3. Package Management

  • Install Packages:
R

install.packages("package_name")
  • Load Packages:
R

library(package_name)
  • Update Packages:
R

update.packages()
  • Use RStudio’s Packages pane to browse and install.

4. Debugging

  • Error Messages: Read errors in the console carefully. Common issues:
    • Missing packages: Install the required package.
    • Syntax errors: Check for missing parentheses or commas.
  • Debugging Tools:
    • Use traceback() to see where an error occurred.
    • Set breakpoints in RStudio by clicking the left margin of a script.

5. Version Control with Git

  • Enable Git in RStudio: Tools > Global Options > Git/SVN.
  • Initialize a repository: File > New Project > Version Control > Git.
  • Commit and push changes using the Git pane.

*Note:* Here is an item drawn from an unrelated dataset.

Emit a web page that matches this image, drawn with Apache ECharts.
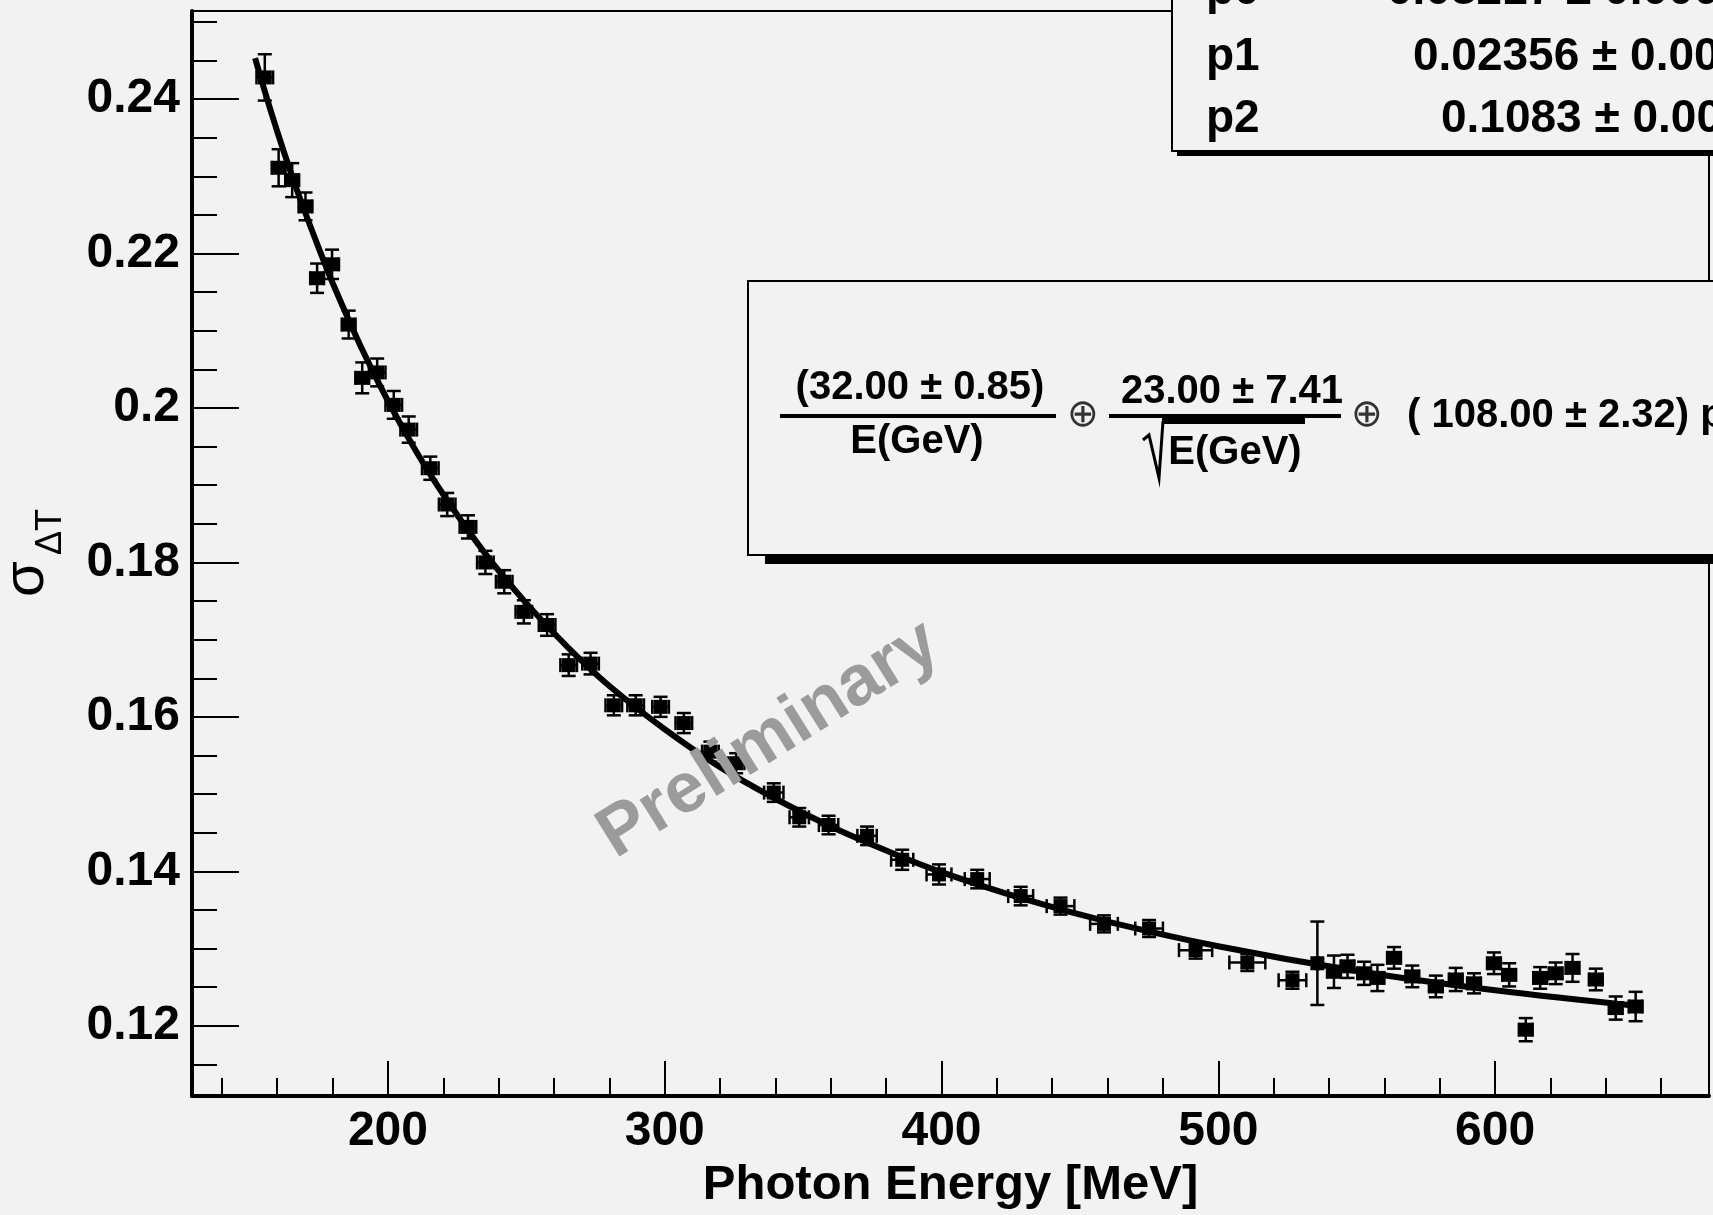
<!DOCTYPE html>
<html>
<head>
<meta charset="utf-8">
<title>sigma dT vs photon energy</title>
<script src="https://cdn.jsdelivr.net/npm/echarts@6.0.0/dist/echarts.min.js"></script>
<style>
  html, body { margin: 0; padding: 0; background: #f2f2f2; }
  #myChart { width: 1713px; height: 1215px; }
</style>
</head>
<body>
<div id="myChart"></div>
<script>
// measured points: photon energy [MeV], sigma, and their errors
var energy = [155.5, 160.5, 165.4, 170.2, 174.4, 179.8, 185.8, 190.7, 196.1, 202.1,
  207.5, 215.3, 221.4, 228.9, 235.2, 242.0, 249.1, 257.5, 265.3, 273.2,
  281.6, 289.5, 298.5, 306.9, 316.5, 325.8, 339.4, 348.6, 359.2, 373.1,
  385.8, 399.1, 412.9, 428.6, 443.0, 458.7, 475.0, 491.8, 510.5, 526.8,
  535.8, 541.8, 546.7, 552.7, 557.5, 563.5, 570.1, 578.6, 585.8, 592.4,
  599.6, 605.1, 611.1, 616.3, 621.9, 628.0, 636.4, 643.6, 650.8];
var sigma = [0.2428, 0.2311, 0.2295, 0.2261, 0.2168, 0.2186, 0.2108, 0.2039, 0.2046, 0.2004,
  0.1972, 0.1922, 0.1875, 0.1846, 0.1800, 0.1775, 0.1736, 0.1719, 0.1667, 0.1669,
  0.1615, 0.1615, 0.1613, 0.1592, 0.1555, 0.1540, 0.1502, 0.1470, 0.1460, 0.1446,
  0.1415, 0.1396, 0.1390, 0.1368, 0.1355, 0.1332, 0.1326, 0.1298, 0.1282, 0.1259,
  0.1281, 0.1270, 0.1277, 0.1268, 0.1262, 0.1288, 0.1264, 0.1251, 0.1260, 0.1255,
  0.1281, 0.1266, 0.1195, 0.1262, 0.1268, 0.1275, 0.1260, 0.1223, 0.1225];
var energyErr = [3, 2.5, 2.5, 2.5, 2.5, 2.5, 2.5, 2.5, 3, 3,
  3, 3, 3, 3, 3, 3, 3, 3, 3, 3,
  3, 3, 3, 3, 3, 3, 3.5, 3.5, 3.5, 3.5,
  4, 4.5, 4.5, 4.5, 5, 5, 5, 6, 6.5, 5,
  0.5, 2.5, 2.5, 2.5, 2.5, 2.5, 2.5, 2.5, 2.5, 2.5,
  2.5, 2.5, 2.5, 2.5, 2.5, 2.5, 2.5, 2.5, 2.5];
var sigmaErr = [0.0030, 0.0024, 0.0022, 0.0018, 0.0019, 0.0019, 0.0018, 0.0020, 0.0018, 0.0018,
  0.0017, 0.0015, 0.0015, 0.0015, 0.0015, 0.0015, 0.0015, 0.0014, 0.0014, 0.0014,
  0.0013, 0.0013, 0.0013, 0.0013, 0.0013, 0.0013, 0.0012, 0.0012, 0.0012, 0.0012,
  0.0013, 0.0013, 0.0012, 0.0012, 0.0011, 0.0011, 0.0011, 0.0011, 0.0011, 0.0011,
  0.0054, 0.0021, 0.0015, 0.0015, 0.0017, 0.0014, 0.0014, 0.0014, 0.0015, 0.0013,
  0.0014, 0.0015, 0.0015, 0.0014, 0.0014, 0.0018, 0.0014, 0.0015, 0.0019];

// fit curve
var fitEnergy = [152, 155, 160, 165, 170, 175, 180, 190, 200, 210, 220, 235, 250, 265,
  280, 300, 320, 340, 360, 380, 400, 430, 460, 500, 550, 600, 651];
var fitSigma = [0.2453, 0.2416, 0.2358, 0.2304, 0.2254, 0.2207, 0.2162, 0.2081, 0.2009, 0.1945,
  0.1888, 0.1812, 0.1747, 0.1690, 0.1640, 0.1584, 0.1535, 0.1494, 0.1458, 0.1427,
  0.1399, 0.1364, 0.1335, 0.1303, 0.1271, 0.1246, 0.1226];

// ticks
var xMajor = [200, 300, 400, 500, 600];
var xMinor = [140, 160, 180, 220, 240, 260, 280, 320, 340, 360, 380, 420, 440, 460, 480,
  520, 540, 560, 580, 620, 640, 660];
var yMajor = [0.12, 0.14, 0.16, 0.18, 0.2, 0.22, 0.24];
var yMinor = [0.115, 0.125, 0.13, 0.135, 0.145, 0.15, 0.155, 0.165, 0.17, 0.175,
  0.185, 0.19, 0.195, 0.205, 0.21, 0.215, 0.225, 0.23, 0.235, 0.245, 0.25];

// fit box
var parNames = ['p0', 'p1', 'p2'];
var parValues = ['0.03217 \u00b1 0.00085', '0.02356 \u00b1 0.00741', '0.1083 \u00b1 0.00232'];

var FONT = '"Liberation Sans", Arial, Helvetica, sans-serif';

function errBar(params, api) {
  var x = api.value(0), y = api.value(1), ex = api.value(2), ey = api.value(3);
  var c = api.coord([x, y]);
  var l = api.coord([x - ex, y]), r = api.coord([x + ex, y]);
  var t = api.coord([x, y + ey]), b = api.coord([x, y - ey]);
  var st = { stroke: '#000', lineWidth: 2.5 };
  var cap = 7, h = 7;
  return {
    type: 'group',
    children: [
      { type: 'line', shape: { x1: c[0], y1: t[1], x2: c[0], y2: b[1] }, style: st },
      { type: 'line', shape: { x1: c[0] - cap, y1: t[1], x2: c[0] + cap, y2: t[1] }, style: st },
      { type: 'line', shape: { x1: c[0] - cap, y1: b[1], x2: c[0] + cap, y2: b[1] }, style: st },
      { type: 'line', shape: { x1: l[0], y1: c[1], x2: r[0], y2: c[1] }, style: st },
      { type: 'line', shape: { x1: l[0], y1: c[1] - cap, x2: l[0], y2: c[1] + cap }, style: st },
      { type: 'line', shape: { x1: r[0], y1: c[1] - cap, x2: r[0], y2: c[1] + cap }, style: st },
      { type: 'rect', shape: { x: c[0] - h, y: c[1] - h, width: 2 * h, height: 2 * h }, style: { fill: '#000' } }
    ]
  };
}

function txt(text, x, y, size, opts) {
  opts = opts || {};
  return {
    type: 'text', x: x, y: y, z: opts.z || 120, rotation: opts.rot || 0,
    style: {
      text: text, fill: opts.color || '#000',
      fontSize: size, fontWeight: opts.weight || 'bold', fontFamily: opts.family || FONT,
      align: opts.align || 'center', textAlign: opts.align || 'center',
      verticalAlign: 'middle', textVerticalAlign: 'middle'
    }
  };
}

var myChart = echarts.init(document.getElementById('myChart'), null, { renderer: 'canvas' });

var pts = energy.map(function (e, i) { return [e, sigma[i], energyErr[i], sigmaErr[i]]; });
var fit = fitEnergy.map(function (e, i) { return [e, fitSigma[i]]; });

var graphics = [
  // stat box
  { type: 'rect', z: 100, shape: { x: 1177, y: 150, width: 600, height: 6 }, style: { fill: '#000' } },
  { type: 'rect', z: 101, shape: { x: 1172, y: -10, width: 600, height: 161 }, style: { fill: '#f2f2f2', stroke: '#000', lineWidth: 2 } },
  // formula box
  { type: 'rect', z: 100, shape: { x: 765, y: 554, width: 1000, height: 10 }, style: { fill: '#000' } },
  { type: 'rect', z: 101, shape: { x: 748, y: 281, width: 1000, height: 274 }, style: { fill: '#f2f2f2', stroke: '#000', lineWidth: 2 } },
  // fraction bars and sqrt
  { type: 'rect', z: 120, shape: { x: 780, y: 414, width: 276, height: 4 }, style: { fill: '#000' } },
  { type: 'rect', z: 120, shape: { x: 1109, y: 414, width: 232, height: 4 }, style: { fill: '#000' } },
  { type: 'rect', z: 120, shape: { x: 1162, y: 414, width: 143, height: 10 }, style: { fill: '#000' } },
  { type: 'polyline', z: 120, shape: { points: [[1143, 440], [1149, 435], [1159, 478], [1163, 421]] }, style: { stroke: '#000', lineWidth: 3, fill: null } },
  txt('(32.00 \u00b1 0.85)', 920, 388, 40),
  txt('E(GeV)', 917, 442, 40),
  txt('\u2295', 1083, 416, 38, { weight: 'normal', color: '#333', family: '"DejaVu Sans", sans-serif' }),
  txt('23.00 \u00b1 7.41', 1232, 392, 40),
  txt('E(GeV)', 1235, 453, 40),
  txt('\u2295', 1367, 416, 38, { weight: 'normal', color: '#333', family: '"DejaVu Sans", sans-serif' }),
  txt('( 108.00 \u00b1 2.32) ps', 1407, 416, 40, { align: 'left' }),
  // y title
  txt('\u03c3', 27, 579, 58, { rot: Math.PI / 2, weight: 'normal' }),
  txt('\u0394T', 51, 532, 36, { rot: Math.PI / 2, weight: 'normal' }),
  // watermark
  txt('Preliminary', 769, 740, 71, { rot: 32 * Math.PI / 180, color: '#9b9b9b', z: 130 })
];
var rowY = [-9, 57, 119];
var valX = [1387, 1413, 1441];
parNames.forEach(function (n, i) {
  graphics.push(txt(n, 1206, rowY[i], 46, { align: 'left' }));
  graphics.push(txt(parValues[i], valX[i], rowY[i], 46, { align: 'left' }));
});

var option = {
  backgroundColor: '#f2f2f2',
  animation: false,
  grid: { left: 192, top: 11, right: 4, bottom: 118.5, show: true, borderColor: '#000', borderWidth: 2, backgroundColor: 'transparent' },
  xAxis: [
    {
      type: 'value', min: 129.2, max: 677.3, position: 'bottom',
      axisLine: { show: true, lineStyle: { color: '#000', width: 4 } },
      axisTick: { show: true, inside: true, length: 35, customValues: xMajor, lineStyle: { color: '#000', width: 2 } },
      axisLabel: { show: true, customValues: xMajor, margin: 12, color: '#000', fontSize: 48, fontWeight: 'bold', fontFamily: FONT },
      splitLine: { show: false },
      name: 'Photon Energy [MeV]', nameLocation: 'middle', nameGap: 58,
      nameTextStyle: { color: '#000', fontSize: 49, fontWeight: 'bold', fontFamily: FONT }
    },
    {
      type: 'value', min: 129.2, max: 677.3, position: 'bottom',
      axisLine: { show: false },
      axisTick: { show: true, inside: true, length: 18, customValues: xMinor, lineStyle: { color: '#000', width: 2 } },
      axisLabel: { show: false },
      splitLine: { show: false }
    }
  ],
  yAxis: [
    {
      type: 'value', min: 0.1109, max: 0.2514, position: 'left',
      axisLine: { show: true, lineStyle: { color: '#000', width: 4 } },
      axisTick: { show: true, inside: true, length: 47, customValues: yMajor, lineStyle: { color: '#000', width: 2 } },
      axisLabel: {
        show: true, customValues: yMajor, margin: 12, color: '#000', fontSize: 48, fontWeight: 'bold', fontFamily: FONT,
        formatter: function (v) { return String(parseFloat(Number(v).toFixed(2))); }
      },
      splitLine: { show: false }
    },
    {
      type: 'value', min: 0.1109, max: 0.2514, position: 'left',
      axisLine: { show: false },
      axisTick: { show: true, inside: true, length: 25, customValues: yMinor, lineStyle: { color: '#000', width: 2 } },
      axisLabel: { show: false },
      splitLine: { show: false }
    }
  ],
  series: [
    {
      type: 'custom', xAxisIndex: 0, yAxisIndex: 0,
      renderItem: errBar, data: pts, z: 3, silent: true
    },
    {
      type: 'line', xAxisIndex: 0, yAxisIndex: 0,
      data: fit, smooth: 0.4, showSymbol: false, z: 4,
      lineStyle: { color: '#000', width: 6 }
    }
  ],
  graphic: graphics
};

myChart.setOption(option);
</script>
</body>
</html>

Part 6: Intermediate Concepts

1. Writing Efficient Code

  • Vectorization: Avoid loops where possible; use vectorized operations.
R

# Instead of:
result <- c()
for (i in 1:5) {
result[i] <- i^2
}
# Use:
result <- (1:5)^2
  • Apply Functions:
R

# Apply a function to each column
col_means <- sapply(mtcars, mean)

2. Statistical Modeling

  • Linear Regression:
R

model <- lm(mpg ~ hp + wt, data = mtcars)
summary(model)
  • Predictive Modeling (requires caret):
R

install.packages("caret")
library(caret)
# Example: Train a model
train(mpg ~ ., data = mtcars, method = "lm")

3. Working with APIs

  • Use httr to fetch data from APIs.
R

install.packages("httr")
library(httr)
response <- GET("https://api.example.com/data")
data <- content(response, "parsed")

4. Shiny Apps

Create interactive web apps with the Shiny package.

R

install.packages("shiny")
library(shiny)
ui <- fluidPage(
sliderInput("num", "Choose a number", 1, 100, 50),
textOutput("square")
)
server <- function(input, output) {
output$square <- renderText({ input$num^2 })
}
shinyApp(ui, server)

Part 7: Best Practices and Resources

Best Practices

  • Organize Code:
    • Use comments to explain logic.
    • Break the code into functions for reusability.
    • Save scripts in a project directory (File > New Project).
  • Reproducible Research:
    • Use R Markdown for reports.
    • Set a random seed for reproducibility: set. seed(123).
  • Performance:
    • Use data. table or dplyr for large datasets.
    • Avoid unnecessary copying of objects.
  • Community Standards:

Troubleshooting

  • Package Conflicts: Load packages in the correct order or use:: (e.g., dplyr::filter).
  • Memory Issues: Clear the environment with rm(list = ls()) or use gc() for garbage collection.
  • Installation Errors: Ensure R and RStudio are up to date. Check CRAN mirrors.

Learning Resources

  • Books:
  • Online Courses:
    • DataCamp: Interactive R tutorials.
    • Coursera: “Data Science” specialization by Johns Hopkins.
  • Communities:
    • Stack Overflow (tag: [r]).
    • RStudio Community (community.rstudio.com).
    • X posts: Search for #RStats for tips and updates.
  • Documentation:
    • Use ?function_name or help(function_name) in RStudio.
    • CRAN package vignettes.

Practice Exercises

  1. Basic:
    • Create a vector of your favorite numbers and calculate their mean and standard deviation.
    • Build a data frame with the names and ages of 5 friends.
  2. Data Manipulation:
    • Load the mtcars dataset and filter cars with horsepower > 150.
    • Create a new column for miles per gallon per cylinder.
  3. Visualization:
    • Plot a histogram of mtcars$mpg using ggplot2.
    • Create a scatter plot of wt vs. mpg, colored by cyl.
  4. R Markdown:
    • Write an R Markdown document summarizing the mtcars dataset with a plot and knit it to HTML.

Conclusion

R and RStudio form a robust ecosystem for data analysis and visualization. You can handle a wide range of data tasks by mastering basic syntax, data structures, dplyr, ggplot2, and RStudio’s features like R Markdown and package management.
Start with small scripts, explore built-in datasets, and gradually tackle intermediate topics like Modeling and Shiny apps. Use the recommended resources and practice regularly to build proficiency.